Work to complete: Exact reproduction of the data is required, with images excluded.

Data:
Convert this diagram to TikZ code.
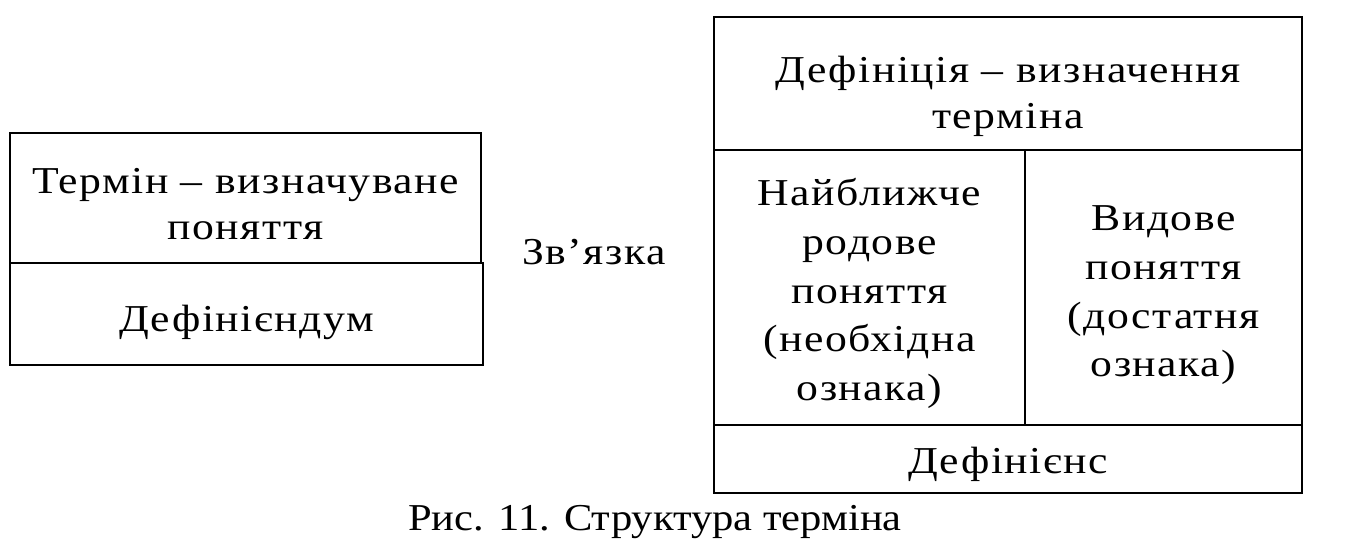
\documentclass[tikz,border=0pt]{standalone}
\usepackage{fontspec}
\usetikzlibrary{calc}
\setmainfont{Liberation Serif}
\newfontfamily\boxfont[FakeStretch=1.15,LetterSpace=4]{Liberation Serif}
\newfontfamily\capfont[FakeStretch=1.12]{Liberation Serif}
\begin{document}
\begin{tikzpicture}[x=0.75pt,y=-0.75pt,
  box/.style={draw,line width=1.8pt,inner sep=0pt,outer sep=0pt},
  txt/.style={inner sep=0pt,align=center,font=\boxfont\fontsize{28.5}{36.5}\selectfont}]
\useasboundingbox (0,0) rectangle (1351,546);
% boxes
\node[box,minimum width=353.25pt,minimum height=97.5pt] (lt) at (245.5,198) {};
\node[box,minimum width=354.75pt,minimum height=76.5pt] (lb) at (246.5,314) {};
\node[box,minimum width=441pt,minimum height=99.75pt] (rt) at (1008,83.5) {};
\node[box,minimum width=233.25pt,minimum height=206.25pt] (rml) at (869.5,287.5) {};
\node[box,minimum width=207.75pt,minimum height=206.25pt] (rmr) at (1163.5,287.5) {};
\node[box,minimum width=441pt,minimum height=51pt] (rb) at (1008,459) {};
% texts
\node[txt,font=\boxfont\fontsize{28.5}{34.5}\selectfont] (ltT) at ($(lt.center)+(0,6)$) {Термін – визначуване\\поняття};
\node[txt] (lbT) at ($(lb.center)+(0,8)$) {Дефінієндум};
\node[txt,font=\boxfont\fontsize{28.5}{34}\selectfont] (rtT) at ($(rt.center)+(0,13)$) {Дефініція – визначення\\терміна};
\node[txt] (rmlT) at ($(rml.center)+(0,6)$) {Найближче\\родове\\поняття\\(необхідна\\ознака)};
\node[txt] (rmrT) at ($(rmr.center)+(0,8)$) {Видове\\поняття\\(достатня\\ознака)};
\node[txt] (rbT) at ($(rb.center)+(0,5)$) {Дефінієнс};
\node[txt] (zv) at (594,252) {Зв’язка};
\node[inner sep=0pt,font=\capfont\fontsize{28.5}{35.5}\selectfont] (cap) at (655,522) {Рис. 11. Структура терміна};
\end{tikzpicture}
\end{document}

Answer in full:
Convert this diagram to TikZ code.
\documentclass[tikz,border=0pt]{standalone}
\usepackage{fontspec}
\usetikzlibrary{calc}
\setmainfont{Liberation Serif}
\newfontfamily\boxfont[FakeStretch=1.15,LetterSpace=4]{Liberation Serif}
\newfontfamily\capfont[FakeStretch=1.12]{Liberation Serif}
\begin{document}
\begin{tikzpicture}[x=0.75pt,y=-0.75pt,
  box/.style={draw,line width=1.8pt,inner sep=0pt,outer sep=0pt},
  txt/.style={inner sep=0pt,align=center,font=\boxfont\fontsize{28.5}{36.5}\selectfont}]
\useasboundingbox (0,0) rectangle (1351,546);
% boxes
\node[box,minimum width=353.25pt,minimum height=97.5pt] (lt) at (245.5,198) {};
\node[box,minimum width=354.75pt,minimum height=76.5pt] (lb) at (246.5,314) {};
\node[box,minimum width=441pt,minimum height=99.75pt] (rt) at (1008,83.5) {};
\node[box,minimum width=233.25pt,minimum height=206.25pt] (rml) at (869.5,287.5) {};
\node[box,minimum width=207.75pt,minimum height=206.25pt] (rmr) at (1163.5,287.5) {};
\node[box,minimum width=441pt,minimum height=51pt] (rb) at (1008,459) {};
% texts
\node[txt,font=\boxfont\fontsize{28.5}{34.5}\selectfont] (ltT) at ($(lt.center)+(0,6)$) {Термін – визначуване\\поняття};
\node[txt] (lbT) at ($(lb.center)+(0,8)$) {Дефінієндум};
\node[txt,font=\boxfont\fontsize{28.5}{34}\selectfont] (rtT) at ($(rt.center)+(0,13)$) {Дефініція – визначення\\терміна};
\node[txt] (rmlT) at ($(rml.center)+(0,6)$) {Найближче\\родове\\поняття\\(необхідна\\ознака)};
\node[txt] (rmrT) at ($(rmr.center)+(0,8)$) {Видове\\поняття\\(достатня\\ознака)};
\node[txt] (rbT) at ($(rb.center)+(0,5)$) {Дефінієнс};
\node[txt] (zv) at (594,252) {Зв’язка};
\node[inner sep=0pt,font=\capfont\fontsize{28.5}{35.5}\selectfont] (cap) at (655,522) {Рис. 11. Структура терміна};
\end{tikzpicture}
\end{document}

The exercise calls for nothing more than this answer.